The one thing that most publicity that was written about Unsane made mention of was that it was shot on an iPhone – in particular, the iPhone 7 Plus. There have been entire films shot on mobile phone videocameras before – most notably Uneasy Lies the Mind (2014) and Tangerine (2015) – but to my knowledge Unsane is the only one that had a wide theatrical release (where it earned a modest $12 million globally). Steven Soderbergh is a director who is constantly fascinated with new ways of making films. Nevertheless, shooting by iPhone makes Unsane essentially a gimmick film. I mean, I don’t see a lot of directors – except maybe no-budget ingénues – leaping on this as the next technological breakthrough. In watching the film, the quality of photography looks no different from most of the other shot-on-digital films I watch so I don’t see any real value in discussing the merits of this. Instead, let us turn to the aspect that tended to get overlooked in everybody’s fascination with Soderbergh shooting on an iPhone, which is how Unsane works as a thriller/psycho film.

The plot falls into a small category of films about people that are wrongly committed to asylums. The genre was popularised by Shock Corridor (1963) and we have had genre equivalents such as Bedlam (1946), Committed (1991) and Gothika (2003). (For a more detailed overview see Asylums). Soderbergh does a fine job in showing the horrifying depersonalisation of the experience – how Claire Foy goes from being asked by the front desk to wait for another appointment to being escorted away by orderlies, made to empty her bag and then told to strip down by nurses, all the while finding the door is locked and she cannot get out.

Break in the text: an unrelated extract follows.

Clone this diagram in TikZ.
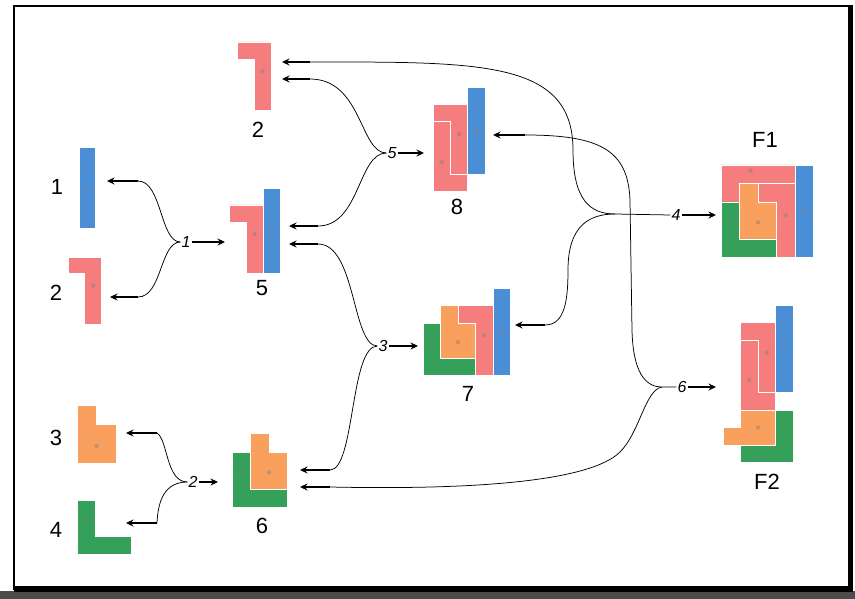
\documentclass[tikz,border=0pt]{standalone}
\usepackage{fontspec}
\setmainfont{Liberation Sans}
\usetikzlibrary{arrows.meta}
\definecolor{pblue}{RGB}{74,142,214}
\definecolor{ppink}{RGB}{245,125,125}
\definecolor{porange}{RGB}{250,160,95}
\definecolor{pgreen}{RGB}{52,160,90}
\tikzset{
  piece/.style={draw=white, line width=0.7pt, line join=miter},
  dotmark/.style={fill=gray, opacity=0.45},
  lab/.style={font=\fontsize{22}{26}\selectfont, inner sep=0pt},
  oplab/.style={font=\itshape\fontsize{16}{18}\selectfont, inner sep=1pt},
  link/.style={line width=0.75pt},
  push/.style={line width=1.5pt, -{Stealth[length=7.5pt,width=7pt]}},
  pics/barI/.style={code={
    \filldraw[fill=pblue, piece] (0,0) rectangle (1,5);
    \fill[dotmark] (0.5,2.5) circle[radius=2.2pt];}},
  pics/sevenP/.style={code={
    \filldraw[fill=ppink, piece] (0,0) -- (2,0) -- (2,4) -- (1,4) -- (1,1) -- (0,1) -- cycle;
    \fill[dotmark] (1.5,1.7) circle[radius=2.2pt];}},
  pics/ellP/.style={code={
    \filldraw[fill=ppink, piece] (0,0) -- (1,0) -- (1,3) -- (2,3) -- (2,4) -- (0,4) -- cycle;
    \fill[dotmark] (0.5,2.3) circle[radius=2.2pt];}},
  pics/orangeP/.style={code={
    \filldraw[fill=porange, piece] (0,0) -- (1,0) -- (1,1) -- (2,1) -- (2,3) -- (0,3) -- cycle;
    \fill[dotmark] (1,2.1) circle[radius=2.2pt];}},
  pics/greenL/.style={code={
    \filldraw[fill=pgreen, piece] (0,0) -- (1,0) -- (1,2) -- (3,2) -- (3,3) -- (0,3) -- cycle;
    \fill[dotmark] (0.5,1.15) circle[radius=2.2pt];}},
}
\begin{document}
\begin{tikzpicture}[x=1pt, y=-1pt]
\useasboundingbox (0,0) rectangle (855,599);
\fill[white] (0,0) rectangle (855,599);
% frame
\fill[black!70] (0,591) rectangle (855,599);
\draw[line width=2pt] (14,6) rectangle (851,589);
\fill[black] (14,586) rectangle (853,592);
\fill[black] (848,5) rectangle (853,592);

% ---------- pieces ----------
% piece 1
\begin{scope}[shift={(79,147)}, x=16.3pt, y=-16.3pt]
  \pic at (0,0) {barI};
\end{scope}
% piece 2 (left)
\begin{scope}[shift={(68,257)}, x=16.8pt, y=-16.8pt]
  \pic at (0,0) {sevenP};
\end{scope}
% piece 3
\begin{scope}[shift={(77,405)}, x=19.5pt, y=-19.5pt]
  \pic at (0,0) {orangeP};
\end{scope}
% piece 4
\begin{scope}[shift={(77,500)}, x=18pt, y=-18pt]
  \pic at (0,0) {greenL};
\end{scope}
% piece 2 (top)
\begin{scope}[shift={(237,42)}, x=17pt, y=-17pt]
  \pic at (0,0) {sevenP};
\end{scope}
% piece 5
\begin{scope}[shift={(229,188)}, x=17pt, y=-17pt]
  \pic at (0,1) {sevenP};
  \pic at (2,0) {barI};
\end{scope}
% piece 6
\begin{scope}[shift={(232,452)}, x=18.5pt, y=-18.5pt]
  \pic at (0,0) {greenL};
  \pic at (1,-1) {orangeP};
\end{scope}
% piece 8
\begin{scope}[shift={(433,87)}, x=17.4pt, y=-17.4pt]
  \pic at (0,1) {sevenP};
  \pic at (0,2) {ellP};
  \pic at (2,0) {barI};
\end{scope}
% piece 7
\begin{scope}[shift={(423,323)}, x=17.5pt, y=-17.5pt]
  \pic at (0,0) {greenL};
  \pic at (1,-1) {orangeP};
  \pic at (2,-1) {sevenP};
  \pic at (4,-2) {barI};
\end{scope}
% F1
\begin{scope}[shift={(721,165)}, x=18.5pt, y=-18.5pt]
  \filldraw[fill=ppink, piece] (0,0) -- (4,0) -- (4,1) -- (1,1) -- (1,2) -- (0,2) -- cycle;
  \fill[dotmark] (1.6,0.3) circle[radius=2.2pt];
  \pic at (2,1) {sevenP};
  \pic at (1,1) {orangeP};
  \pic at (0,2) {greenL};
  \pic at (4,0) {barI};
\end{scope}
% F2
\begin{scope}[shift={(723,305)}, x=17.5pt, y=-17.5pt]
  \pic at (1,1) {sevenP};
  \pic at (1,2) {ellP};
  \pic at (3,0) {barI};
  \filldraw[fill=porange, piece] (1,6) -- (3,6) -- (3,8) -- (0,8) -- (0,7) -- (1,7) -- cycle;
  \fill[dotmark] (2,7) circle[radius=2.2pt];
  \filldraw[fill=pgreen, piece] (3,6) -- (4,6) -- (4,9) -- (1,9) -- (1,8) -- (3,8) -- cycle;
  \fill[dotmark] (2,8.7) circle[radius=2.2pt];
\end{scope}

% ---------- piece labels ----------
\node[lab] (n1) at (57,187) {1};
\node[lab] (n2a) at (56,293) {2};
\node[lab] (n3) at (56,438) {3};
\node[lab] (n4) at (56,530) {4};
\node[lab] (n2b) at (258,130) {2};
\node[lab] (n5) at (262,288) {5};
\node[lab] (n8) at (457,207) {8};
\node[lab] (n7) at (468,394) {7};
\node[lab] (n6) at (262,526) {6};
\node[lab] (nF1) at (765,140) {F1};
\node[lab] (nF2) at (767,482) {F2};

% ---------- operation labels ----------
\node[oplab] (o1) at (186,242) {1};
\node[oplab] (o2) at (193,482) {2};
\node[oplab] (o5) at (392,153) {5};
\node[oplab] (o3) at (383,346) {3};
\node[oplab] (o4) at (676,215) {4};
\node[oplab] (o6) at (682,387) {6};

% ---------- coordinates ----------
\coordinate (t1a) at (138,181); \coordinate (h1a) at (107,181);
\coordinate (t1b) at (138,297); \coordinate (h1b) at (110,297);
\coordinate (h1c) at (225,242);
\coordinate (t2a) at (157,433); \coordinate (h2a) at (126,433);
\coordinate (t2b) at (157,523); \coordinate (h2b) at (126,523);
\coordinate (h2c) at (218,482);
\coordinate (t5a) at (310,79);  \coordinate (h5a) at (282,79);
\coordinate (t5b) at (318,226); \coordinate (h5b) at (289,226);
\coordinate (h5c) at (424,153);
\coordinate (t3a) at (318,244); \coordinate (h3a) at (289,244);
\coordinate (t3b) at (330,470); \coordinate (h3b) at (300,470);
\coordinate (h3c) at (418,346);
\coordinate (t4a) at (310,62);  \coordinate (h4a) at (282,62);
\coordinate (t4b) at (545,325); \coordinate (h4b) at (515,325);
\coordinate (c4a) at (573,150); \coordinate (c4b) at (568,270);
\coordinate (j4) at (615,214);  \coordinate (h4c) at (716,215);
\coordinate (t6a) at (525,135); \coordinate (h6a) at (493,135);
\coordinate (t6b) at (330,487); \coordinate (h6b) at (300,487);
\coordinate (c6a) at (630,200); \coordinate (c6d) at (632,330);
\coordinate (c6b) at (620,452);
\coordinate (j6) at (662,387);  \coordinate (h6c) at (716,387);

% ---------- connectors ----------
% op 1
\draw[link] (o1.west) .. controls (160,242) and (162,181) .. (t1a);
\draw[link] (o1.west) .. controls (160,242) and (162,297) .. (t1b);
\draw[push] (t1a) -- (h1a);
\draw[push] (t1b) -- (h1b);
\draw[push] (o1.east) -- (h1c);
% op 2
\draw[link] (o2.west) .. controls (166,482) and (168,440) .. (t2a);
\draw[link] (o2.west) .. controls (165,482) and (158,500) .. (t2b);
\draw[push] (t2a) -- (h2a);
\draw[push] (t2b) -- (h2b);
\draw[push] (o2.east) -- (h2c);
% op 5
\draw[link] (o5.west) .. controls (360,153) and (362,79) .. (t5a);
\draw[link] (o5.west) .. controls (358,153) and (360,226) .. (t5b);
\draw[push] (t5a) -- (h5a);
\draw[push] (t5b) -- (h5b);
\draw[push] (o5.east) -- (h5c);
% op 3
\draw[link] (o3.west) .. controls (352,346) and (356,244) .. (t3a);
\draw[link] (o3.west) .. controls (350,346) and (355,470) .. (t3b);
\draw[push] (t3a) -- (h3a);
\draw[push] (t3b) -- (h3b);
\draw[push] (o3.east) -- (h3c);
% op 4
\draw[link] (t4a) .. controls (480,62) and (573,60) .. (c4a) .. controls (573,200) and (590,214) .. (j4) -- (o4.west);
\draw[link] (t4b) .. controls (565,325) and (568,300) .. (c4b) .. controls (568,225) and (590,214) .. (j4);
\draw[push] (t4a) -- (h4a);
\draw[push] (t4b) -- (h4b);
\draw[push] (o4.east) -- (h4c);
% op 6
\draw[link] (t6a) .. controls (600,135) and (628,150) .. (c6a) -- (c6d) .. controls (633,372) and (645,387) .. (j6) -- (o6.west);
\draw[link] (t6b) .. controls (470,490) and (590,482) .. (c6b) .. controls (640,432) and (645,390) .. (j6);
\draw[push] (t6a) -- (h6a);
\draw[push] (t6b) -- (h6b);
\draw[push] (o6.east) -- (h6c);
\end{tikzpicture}
\end{document}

What makes the scenes particularly chilling is the way Soderbergh taps something Kafka-esque in the cold condescension of the staff and their refusal to answer her questions when she repeatedly asks if she can go home yet.

Claire Foy and her stalker Joshua Leonard in Unsane (2018)
Claire Foy and her stalker Joshua Leonard

Soderbergh does cool obliqueness in a way that perhaps no director other than Stanley Kubrick ever did (although Soderbergh has far more warmth and none of Kubrick’s cold pessimism about humanity). Once he gets Claire Foy – a British actress best known as the young QEII on The Crown (2016– ) and here doing a creditable job of coming across as a somewhat self-absorbed American yuppie – locked up, Soderbergh plays a constant game leaving us uncertain whether she really is having paranoid delusions about seeing her attacker everywhere or whether the stalker has in fact entered the asylum. While the film does have one or two improbabilities – like how Joshua Leonard can so easily get a job in the hospital and conveniently seems to know that that is where the target of his affections will be incarcerated in advance – it swings around these doubts and hopes with a well written script.

About halfway through [PLOT SPOILERS], Soderbergh confirms the fact that orderly Joshua Leonard – one of the original trio from The Blair Witch Project (1999) whose casting is perhaps a nod to another film that broke ground in being the first cinematically released film shot on a handheld video camera – is Claire Foy’s stalker. Thereafter, Soderbergh delivers some undeniably effective surprises – not jumps so much as twists like when Joshua Leonard turns up at her mother Amy Irving’s motel room door, or where Claire Foy finds her mother’s ring placed under her pillow. It all builds to a quite reasonable ending. Unsane is not a horror film that breaks new ground or does anything startlingly original but it is one that does work with modest effect.